Network Television was Better Off with Better Off Ted



I have to give Netflix credit: Because of its wide selection of television titles, it’s a great resource for me to find high-quality but short-lived series that somehow escaped my attention when they were originally aired. (This is a welcome change from most television syndication arrangements, where only popular shows are aired repeatedly on channels other than the one that originally aired them.) In fact, it was thanks to Netflix that I found Better Off Ted, a wickedly intelligent satire of corporate culture that aired for two 13 episode seasons on ABC from 2009 to 2010.

Better Off Ted is a half-hour sitcom that takes place in the offices of Veridian Dynamics, a monolithic mega-corporation that engages in all sorts of odd and amoral activities to increase worker productivity and maximize profits, often at the expense of everyone and everything else. The characters consist of the titular Ted Crisp (Jay Harrington), a single father who heads Veridian’s research and development department; Ted’s intimidating, hyper-competitive boss Veronica Palmer (Portia de Rossi); and Ted’s underlings, product tester Linda Zwordling (Andrea Anders) and product development scientists Phil Myman (Jonathan Slavin) and Lem Hewitt (Malcolm Barrett).

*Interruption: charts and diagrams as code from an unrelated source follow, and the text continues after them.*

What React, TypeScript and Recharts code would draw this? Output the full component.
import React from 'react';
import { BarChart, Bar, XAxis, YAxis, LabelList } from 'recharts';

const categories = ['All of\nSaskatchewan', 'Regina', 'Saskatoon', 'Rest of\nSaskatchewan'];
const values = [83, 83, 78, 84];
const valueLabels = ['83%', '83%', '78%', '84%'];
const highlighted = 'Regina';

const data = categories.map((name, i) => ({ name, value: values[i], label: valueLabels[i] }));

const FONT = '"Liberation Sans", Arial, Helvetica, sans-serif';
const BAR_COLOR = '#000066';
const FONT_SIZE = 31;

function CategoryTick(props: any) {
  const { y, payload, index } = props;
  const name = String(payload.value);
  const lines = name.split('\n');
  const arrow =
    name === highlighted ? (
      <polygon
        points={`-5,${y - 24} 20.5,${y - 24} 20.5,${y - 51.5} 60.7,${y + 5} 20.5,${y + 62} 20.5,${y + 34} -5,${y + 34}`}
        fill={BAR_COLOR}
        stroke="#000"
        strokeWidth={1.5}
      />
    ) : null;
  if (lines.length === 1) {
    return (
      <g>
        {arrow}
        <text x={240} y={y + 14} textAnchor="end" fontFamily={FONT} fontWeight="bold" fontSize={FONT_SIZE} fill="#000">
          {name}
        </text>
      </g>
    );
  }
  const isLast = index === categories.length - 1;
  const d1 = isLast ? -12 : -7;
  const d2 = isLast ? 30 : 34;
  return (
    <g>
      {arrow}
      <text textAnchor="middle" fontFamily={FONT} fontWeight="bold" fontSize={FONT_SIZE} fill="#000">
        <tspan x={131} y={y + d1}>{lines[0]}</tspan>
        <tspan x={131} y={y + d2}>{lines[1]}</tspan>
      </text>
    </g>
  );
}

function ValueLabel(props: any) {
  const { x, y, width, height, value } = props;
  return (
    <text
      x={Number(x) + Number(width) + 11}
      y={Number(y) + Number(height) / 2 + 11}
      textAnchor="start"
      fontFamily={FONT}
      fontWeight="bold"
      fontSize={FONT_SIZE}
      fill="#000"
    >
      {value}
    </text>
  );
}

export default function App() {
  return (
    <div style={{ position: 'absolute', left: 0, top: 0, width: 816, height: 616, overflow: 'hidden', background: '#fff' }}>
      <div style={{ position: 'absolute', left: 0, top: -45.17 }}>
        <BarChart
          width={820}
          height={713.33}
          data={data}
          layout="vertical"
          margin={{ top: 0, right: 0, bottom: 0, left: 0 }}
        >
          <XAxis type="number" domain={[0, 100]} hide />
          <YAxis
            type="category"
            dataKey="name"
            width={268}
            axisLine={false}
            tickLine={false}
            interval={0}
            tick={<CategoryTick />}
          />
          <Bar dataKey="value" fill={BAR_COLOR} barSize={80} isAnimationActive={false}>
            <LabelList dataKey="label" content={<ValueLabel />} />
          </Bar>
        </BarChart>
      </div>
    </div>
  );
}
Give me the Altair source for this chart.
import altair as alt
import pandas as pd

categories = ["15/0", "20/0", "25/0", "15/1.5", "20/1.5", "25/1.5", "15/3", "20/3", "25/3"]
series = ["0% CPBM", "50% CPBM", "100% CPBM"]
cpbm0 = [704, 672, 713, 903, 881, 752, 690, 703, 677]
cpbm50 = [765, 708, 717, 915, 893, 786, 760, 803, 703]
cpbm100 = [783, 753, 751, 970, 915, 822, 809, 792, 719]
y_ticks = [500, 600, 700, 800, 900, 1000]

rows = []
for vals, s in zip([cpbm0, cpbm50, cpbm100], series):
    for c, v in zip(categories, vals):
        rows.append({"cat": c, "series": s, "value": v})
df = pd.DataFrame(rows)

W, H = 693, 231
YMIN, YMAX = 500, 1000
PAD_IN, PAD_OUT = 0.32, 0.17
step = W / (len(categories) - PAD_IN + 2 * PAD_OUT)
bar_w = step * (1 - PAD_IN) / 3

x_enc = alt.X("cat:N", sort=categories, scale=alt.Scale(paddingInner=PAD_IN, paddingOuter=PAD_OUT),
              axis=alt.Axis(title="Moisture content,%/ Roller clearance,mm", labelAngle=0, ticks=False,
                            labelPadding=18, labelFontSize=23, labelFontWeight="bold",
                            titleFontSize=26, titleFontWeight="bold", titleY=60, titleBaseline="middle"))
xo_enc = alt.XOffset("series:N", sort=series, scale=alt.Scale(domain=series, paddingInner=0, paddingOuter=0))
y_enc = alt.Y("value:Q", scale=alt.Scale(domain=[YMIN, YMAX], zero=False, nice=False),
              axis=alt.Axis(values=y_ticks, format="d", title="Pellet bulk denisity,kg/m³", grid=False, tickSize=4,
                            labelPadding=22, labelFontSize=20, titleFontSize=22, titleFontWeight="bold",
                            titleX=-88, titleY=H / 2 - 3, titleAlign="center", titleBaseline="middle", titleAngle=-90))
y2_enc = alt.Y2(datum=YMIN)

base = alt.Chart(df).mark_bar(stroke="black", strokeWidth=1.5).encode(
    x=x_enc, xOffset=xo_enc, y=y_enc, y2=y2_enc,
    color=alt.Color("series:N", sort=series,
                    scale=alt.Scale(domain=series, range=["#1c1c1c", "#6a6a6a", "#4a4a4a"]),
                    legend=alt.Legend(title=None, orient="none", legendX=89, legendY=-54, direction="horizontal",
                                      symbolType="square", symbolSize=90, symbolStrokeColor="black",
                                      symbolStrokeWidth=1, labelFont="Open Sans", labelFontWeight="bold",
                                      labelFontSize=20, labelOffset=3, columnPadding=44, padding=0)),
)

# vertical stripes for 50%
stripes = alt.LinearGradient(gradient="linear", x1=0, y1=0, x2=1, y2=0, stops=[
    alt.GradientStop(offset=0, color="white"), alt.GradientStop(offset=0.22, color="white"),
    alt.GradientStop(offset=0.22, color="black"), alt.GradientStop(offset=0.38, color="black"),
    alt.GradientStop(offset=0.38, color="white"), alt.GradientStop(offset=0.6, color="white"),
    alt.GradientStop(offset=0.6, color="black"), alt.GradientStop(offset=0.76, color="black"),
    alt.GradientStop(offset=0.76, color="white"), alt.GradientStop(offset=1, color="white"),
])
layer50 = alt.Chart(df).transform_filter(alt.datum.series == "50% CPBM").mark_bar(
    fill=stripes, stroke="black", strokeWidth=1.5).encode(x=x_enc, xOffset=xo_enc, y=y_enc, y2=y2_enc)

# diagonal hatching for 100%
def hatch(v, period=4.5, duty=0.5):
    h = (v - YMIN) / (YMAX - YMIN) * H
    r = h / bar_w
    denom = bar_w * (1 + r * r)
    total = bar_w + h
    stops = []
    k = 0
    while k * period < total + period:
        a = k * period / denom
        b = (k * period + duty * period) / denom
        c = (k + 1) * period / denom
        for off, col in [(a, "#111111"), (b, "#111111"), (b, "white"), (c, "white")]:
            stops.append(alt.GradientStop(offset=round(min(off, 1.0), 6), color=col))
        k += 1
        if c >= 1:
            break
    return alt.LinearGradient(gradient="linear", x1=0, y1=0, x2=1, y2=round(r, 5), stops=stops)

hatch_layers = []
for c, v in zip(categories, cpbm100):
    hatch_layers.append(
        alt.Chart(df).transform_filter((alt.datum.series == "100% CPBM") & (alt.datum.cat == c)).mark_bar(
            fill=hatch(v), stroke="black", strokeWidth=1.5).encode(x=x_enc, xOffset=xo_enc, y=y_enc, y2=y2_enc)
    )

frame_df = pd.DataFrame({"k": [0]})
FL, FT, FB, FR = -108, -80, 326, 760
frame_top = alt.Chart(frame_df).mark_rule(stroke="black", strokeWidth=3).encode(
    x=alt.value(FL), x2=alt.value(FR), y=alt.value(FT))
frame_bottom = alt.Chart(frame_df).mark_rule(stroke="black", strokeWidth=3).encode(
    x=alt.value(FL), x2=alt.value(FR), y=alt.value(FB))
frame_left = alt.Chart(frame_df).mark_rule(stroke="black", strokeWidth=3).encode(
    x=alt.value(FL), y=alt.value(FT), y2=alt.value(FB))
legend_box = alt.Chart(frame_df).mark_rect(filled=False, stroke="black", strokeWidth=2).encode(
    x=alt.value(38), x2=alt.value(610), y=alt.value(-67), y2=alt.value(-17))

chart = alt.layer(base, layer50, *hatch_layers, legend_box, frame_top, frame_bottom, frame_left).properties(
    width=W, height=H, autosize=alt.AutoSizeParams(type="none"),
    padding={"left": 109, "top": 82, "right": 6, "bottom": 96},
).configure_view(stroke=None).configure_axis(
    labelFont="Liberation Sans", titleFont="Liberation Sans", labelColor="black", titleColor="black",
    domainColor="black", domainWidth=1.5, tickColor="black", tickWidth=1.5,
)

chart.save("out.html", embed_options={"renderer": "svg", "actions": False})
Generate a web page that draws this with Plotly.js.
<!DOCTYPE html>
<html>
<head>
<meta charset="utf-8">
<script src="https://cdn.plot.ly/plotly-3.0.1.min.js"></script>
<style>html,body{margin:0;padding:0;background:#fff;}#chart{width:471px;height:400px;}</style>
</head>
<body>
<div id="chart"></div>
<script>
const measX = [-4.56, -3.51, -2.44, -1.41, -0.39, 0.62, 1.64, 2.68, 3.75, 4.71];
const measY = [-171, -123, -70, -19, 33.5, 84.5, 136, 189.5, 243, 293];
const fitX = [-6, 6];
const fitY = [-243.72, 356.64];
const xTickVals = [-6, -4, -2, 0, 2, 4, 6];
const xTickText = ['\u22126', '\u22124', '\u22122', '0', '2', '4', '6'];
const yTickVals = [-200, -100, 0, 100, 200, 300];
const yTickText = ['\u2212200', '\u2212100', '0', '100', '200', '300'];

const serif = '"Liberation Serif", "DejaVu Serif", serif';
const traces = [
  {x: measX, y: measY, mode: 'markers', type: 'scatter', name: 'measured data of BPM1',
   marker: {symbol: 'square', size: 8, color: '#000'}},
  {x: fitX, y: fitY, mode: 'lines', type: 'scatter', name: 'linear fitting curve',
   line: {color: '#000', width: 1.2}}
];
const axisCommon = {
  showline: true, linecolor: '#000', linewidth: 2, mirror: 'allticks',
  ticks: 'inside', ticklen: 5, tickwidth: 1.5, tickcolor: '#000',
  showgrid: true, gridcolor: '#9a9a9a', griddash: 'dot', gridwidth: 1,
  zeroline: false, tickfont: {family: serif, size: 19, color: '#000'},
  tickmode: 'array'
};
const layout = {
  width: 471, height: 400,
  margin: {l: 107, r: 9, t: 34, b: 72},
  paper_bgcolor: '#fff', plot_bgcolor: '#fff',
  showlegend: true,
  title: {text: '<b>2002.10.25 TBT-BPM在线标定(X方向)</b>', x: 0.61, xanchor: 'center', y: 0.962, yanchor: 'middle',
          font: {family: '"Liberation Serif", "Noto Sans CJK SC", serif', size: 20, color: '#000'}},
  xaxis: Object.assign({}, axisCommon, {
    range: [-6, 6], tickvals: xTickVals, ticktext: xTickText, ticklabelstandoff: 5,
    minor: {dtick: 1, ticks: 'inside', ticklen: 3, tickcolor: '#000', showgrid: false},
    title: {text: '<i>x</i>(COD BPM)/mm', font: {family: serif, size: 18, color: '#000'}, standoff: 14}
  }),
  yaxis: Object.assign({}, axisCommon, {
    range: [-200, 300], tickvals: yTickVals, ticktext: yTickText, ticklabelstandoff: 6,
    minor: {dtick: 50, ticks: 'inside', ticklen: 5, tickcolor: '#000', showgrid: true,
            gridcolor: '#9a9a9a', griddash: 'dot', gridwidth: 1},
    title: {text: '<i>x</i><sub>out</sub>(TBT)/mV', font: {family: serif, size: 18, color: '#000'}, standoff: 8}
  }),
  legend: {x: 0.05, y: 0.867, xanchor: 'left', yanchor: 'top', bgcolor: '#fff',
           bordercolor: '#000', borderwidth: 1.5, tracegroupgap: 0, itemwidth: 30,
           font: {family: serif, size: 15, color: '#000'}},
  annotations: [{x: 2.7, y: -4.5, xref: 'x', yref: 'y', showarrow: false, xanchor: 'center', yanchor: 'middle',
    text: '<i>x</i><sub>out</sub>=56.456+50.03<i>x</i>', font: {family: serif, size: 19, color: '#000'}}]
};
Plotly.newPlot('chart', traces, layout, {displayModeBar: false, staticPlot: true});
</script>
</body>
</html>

While the interplay among the characters provide the plots for the episodes, most of the jokes in Better Off Ted are targeted directly at the behavior of modern-day corporations and their approach to people and science--or, as Lem puts it in one episode, “the place science goes to bend over and grab its ankles”. Throughout the series, various Veridian products become the subject of absurd and dark humor, such as its revolutionary cure for baldness (that is also a parasite) and a sound device that can deliver messages straight into a person’s brain (and can also cause uncontrollable, explosive vomiting when set at high frequencies). In a way, Veridian is less openly violent but just as misanthropic as Omni Consumer Products, the devious military-industrial conglomerate in Paul Verhoeven’s RoboCop. Indeed, notorious mad scientists such as Frankenstein, Jekyll and Moreau would feel right at home in the laboratories of Veridian Dynamics.

I love Better Off Ted and if you love comedy that is smart, sinister and strange, then you should check it out too.